● Exercise requirements
Tally the lines below that contain "this". The number is the whole answer.

● Data records
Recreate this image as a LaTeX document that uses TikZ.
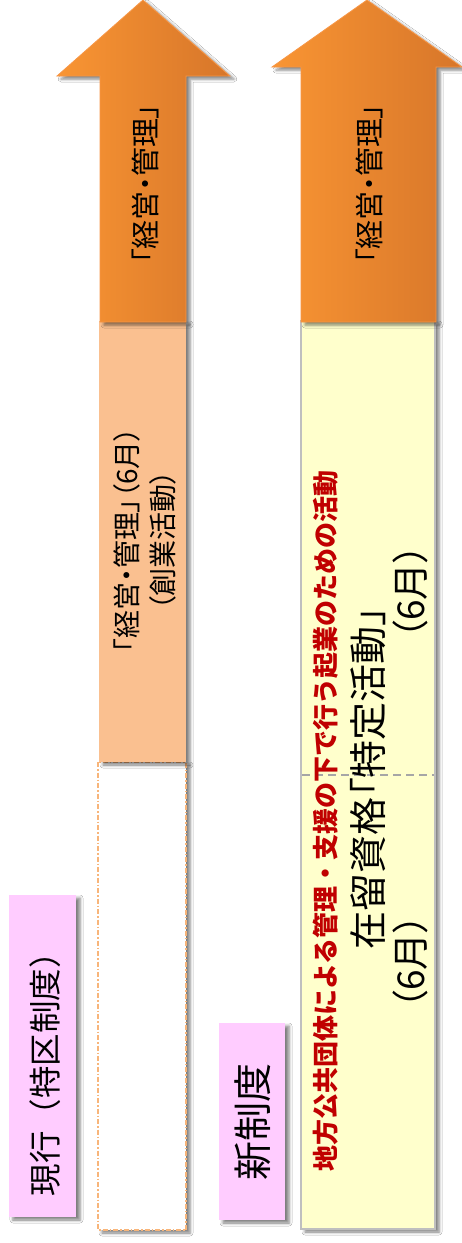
\documentclass[tikz,border=0pt]{standalone}
\usepackage{fontspec}
\newfontfamily\jp[RawFeature=+palt]{Noto Sans CJK JP}
\newfontfamily\jpn{Noto Sans CJK JP}
\usetikzlibrary{shadows.blur}
\definecolor{pinkbox}{HTML}{FFCCFF}
\definecolor{peach}{HTML}{FAC090}
\definecolor{peachline}{HTML}{F8B57A}
\definecolor{yel}{HTML}{FFFFCC}
\definecolor{graybd}{HTML}{BFBFBF}
\definecolor{dashgray}{HTML}{A6A6A6}
\definecolor{arrowL}{HTML}{F99533}
\definecolor{arrowR}{HTML}{D7762A}
\definecolor{arrowline}{HTML}{F79646}
\definecolor{redtxt}{HTML}{C00000}
\begin{document}
\begin{tikzpicture}[x=1pt,y=-1pt,
  shd/.style={blur shadow={shadow xshift=4pt,shadow yshift=-3pt,shadow blur radius=3pt,shadow opacity=50}},
  arrowshape/.style={shd, draw=arrowline, line width=0.8pt, left color=arrowL, right color=arrowR},
  vtext/.style={rotate=90, inner sep=0pt, text=black, align=center},
]
\useasboundingbox (0,0) rectangle (462,1243);
\fill[white] (0,0) rectangle (462,1243);

% left column
\draw[shd, fill=pinkbox, draw=none] (9,895) rectangle (76,1217);
\node[vtext, font=\jpn\fontsize{32.5}{33}\selectfont] (genko) at (45,1066) {現行（特区制度）};

\draw[shd, fill=white, draw=peachline, dash pattern=on 5pt off 2pt on 1.5pt off 2pt, line width=1.2pt] (98,762) rectangle (186,1230);
\draw[shd, fill=peach, draw=none] (99,321) rectangle (186,762);
\node[vtext, font=\jp\fontsize{28}{36}\selectfont] (sogyo) at (145,540) {「経営・管理」（6月）\\（創業活動）};

\path[arrowshape] (100,322) -- (100,76) -- (57,76) -- (143,0) -- (230,76) -- (186,76) -- (186,322) -- cycle;
\node[vtext, font=\jp\fontsize{29}{29}\selectfont] (keiei1) at (145,184) {「経営・管理」};

% right column
\draw[shd, fill=pinkbox, draw=none] (219,1023) rectangle (285,1220);
\node[vtext, font=\jpn\fontsize{39}{39}\selectfont] (shin) at (253,1122) {新制度};

\draw[shd, fill=yel, draw=graybd, line width=1.2pt] (301,321) rectangle (435,1229);
\coordinate (dl) at (302,775);
\coordinate (dr) at (434,775);
\draw[dashgray, dash pattern=on 8pt off 5pt, line width=2pt] (dl) -- (dr);

\node[vtext, text=redtxt, font=\jpn\bfseries\fontsize{26}{26}\selectfont] (red) at (326,821) {地方公共団体による管理・支援の下で行う起業のための活動};
\node[vtext, font=\jp\fontsize{38}{38}\selectfont] (tokutei) at (368,778) {在留資格「特定活動」};
\node[vtext, font=\jp\fontsize{37}{37}\selectfont] (m1) at (410,962) {（6月）};
\node[vtext, font=\jp\fontsize{37}{37}\selectfont] (m2) at (410,592) {（6月）};

\path[arrowshape] (301,322) -- (301,67) -- (272,67) -- (367,0) -- (462,67) -- (436,67) -- (436,322) -- cycle;
\node[vtext, font=\jp\fontsize{29}{29}\selectfont] (keiei2) at (369,184) {「経営・管理」};
\end{tikzpicture}
\end{document}
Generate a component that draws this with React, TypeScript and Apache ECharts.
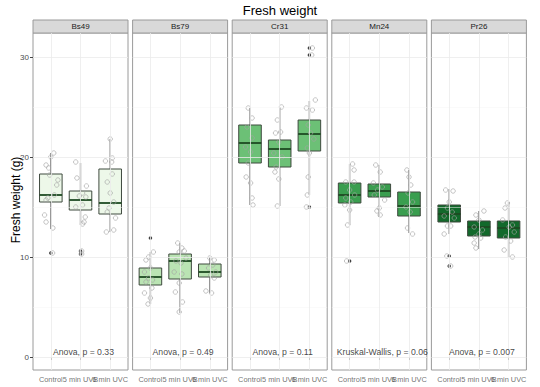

● Result
2